Elsewhere in Slate, David Merritt Johns asks why mayonnaise inspires fervent hatred, Ari LeVaux tries to find out why Hellmann’s is so good, and Katherine Goldstein argues in favor of a surprising mayonnaise alternative.
“Mayonnaise … is ketchup’s dark twin—loved by some, reviled by others, setting brother against brother wherever it is spread,” wrote the novelist Gabriel Roth (a friend of mine) in a 2003 column for the San Francisco Bay Guardian. As I detail today in “Mayo-phobia”, there are some people who despise mayonnaise “with the passion of a thousand burning suns,” as one inflamed mayo critic recently attested on YouTube, while others (like me) adore the sauce and incorporate it into our bodies with piggish abandon.
While this blistering debate over the merits of mayonnaise reached its boiling point only in recent decades, controversy has haunted the egg-based sauce from the very beginning. However, originally the disagreement was not about whether the condiment was good or bad, but rather who could claim bragging rights—France or Spain—for first spreading mayo’s gelatinous gospel.
One origin story, repeated in countless secondary sources, holds that the condiment was born in 1756 after French forces under the command of Duke de Richelieu laid siege to Port Mahon, on the Mediterranean island of Minorca, now a part of Spain, in the first European battle of the Seven Years’ War. The Duke’s chef, upon finding the island lacked the cream he needed for a righteous victory sauce, invented an egg and oil dressing dubbed mahonnaise for its place of birth. (Another version claims the chef learned the recipe from island residents.)
This creation tale came under assault a couple of generations later from a French gastronome who sniffed that Port Mahon was not exactly known for its haute cuisine. He felt Gallic provenance was more likely, and that the sauce might originally have been called bayonnaise after Bayonne, a town famous across Europe for its succulent hams. Other advocates of French authorship suggested the name came from manier, meaning “to handle,” or moyeu, an old French word for yolk. By the 1920s, the Spanish were lashing back: a prominent Madrid chef published a pamphlet calling on his countrymen to reject the phony francophone term mayonnaise in favor of salsa mahonesa.
Present day food writer Tom Nealon emphatically endorses the Spanish view. “The fact that mayo doesn't show up in any of the initial 17th century [French] recipe collections … does seem to confirm that the French didn't have the ‘technology’ for mayonnaise until the 18th century,” he explained. But Andrew Smith, the author of several histories of mayonnaise, is not so sure: “All of the early recipes say French. I believe it,” he said.

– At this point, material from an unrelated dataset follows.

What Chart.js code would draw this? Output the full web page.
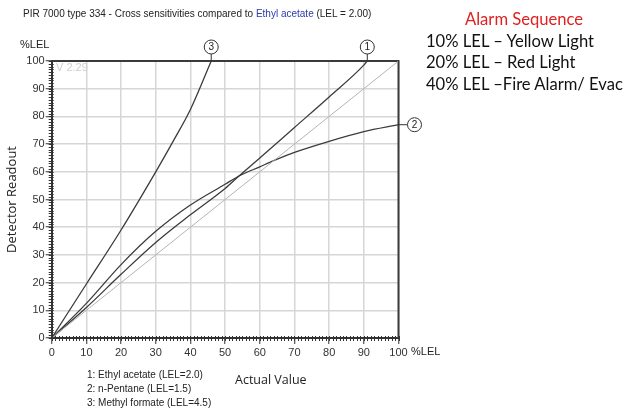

There is no question that the French popularized the sauce. Starting in the very early 19th century, the word mayonnaise (or magnonnaise) began to appear in German and British cookbooks dedicated to French cuisine. Talk of mayo quickly made its way to the United States, often on the lips of migrating French chefs, such that by 1838 the gourmet eatery Delmonico’s in Manhattan was offering both a mayonnaise of lobster and a chicken mayonnaise.
The salad provided the initial beachhead for mayo’s colonization of American cuisine. Beginning in the late 19th century, elite eaters went bonkers for mayo-drenched potato salads, tomato salads, and Waldorf salads, an elegant mélange of apple, celery, walnuts, and mayonnaise. The sauce was terrific for disguising flaws in vegetables, and its superior binding capacity made it a natural for sandwiches—mayo’s second great platform—which took off as a brown-bag lunch staple following the invention of the mechanical bread slicer in the 1920s. By 1923, the great white condiment’s star was rising so fast that President Calvin Coolidge was inspired to tell the press that the one treat he simply could not do without was his Aunt Mary’s heavenly homemade mayonnaise.
The President’s nostalgia for his aunt’s luscious sauce was a reflection of broad changes that were afoot in the American food production system. Handmade mayonnaise was fast becoming quaint: Spurred by the condiment’s popular momentum and the spread of refrigeration, hundreds of industrial manufacturers flooded the packaged mayo market. Hellmann’s, a New York City brand with fat jars that could accommodate giant spoons, came to dominate the sector. “Mayonnaise, which had heretofore been considered a luxury, has now become a staple and a table necessity, not only in the homes of the rich, but also at the workingman’s table,” observed an industry publication in 1937.
Mayo had come to the great slathering masses.
Too bad not all of them were happy about it.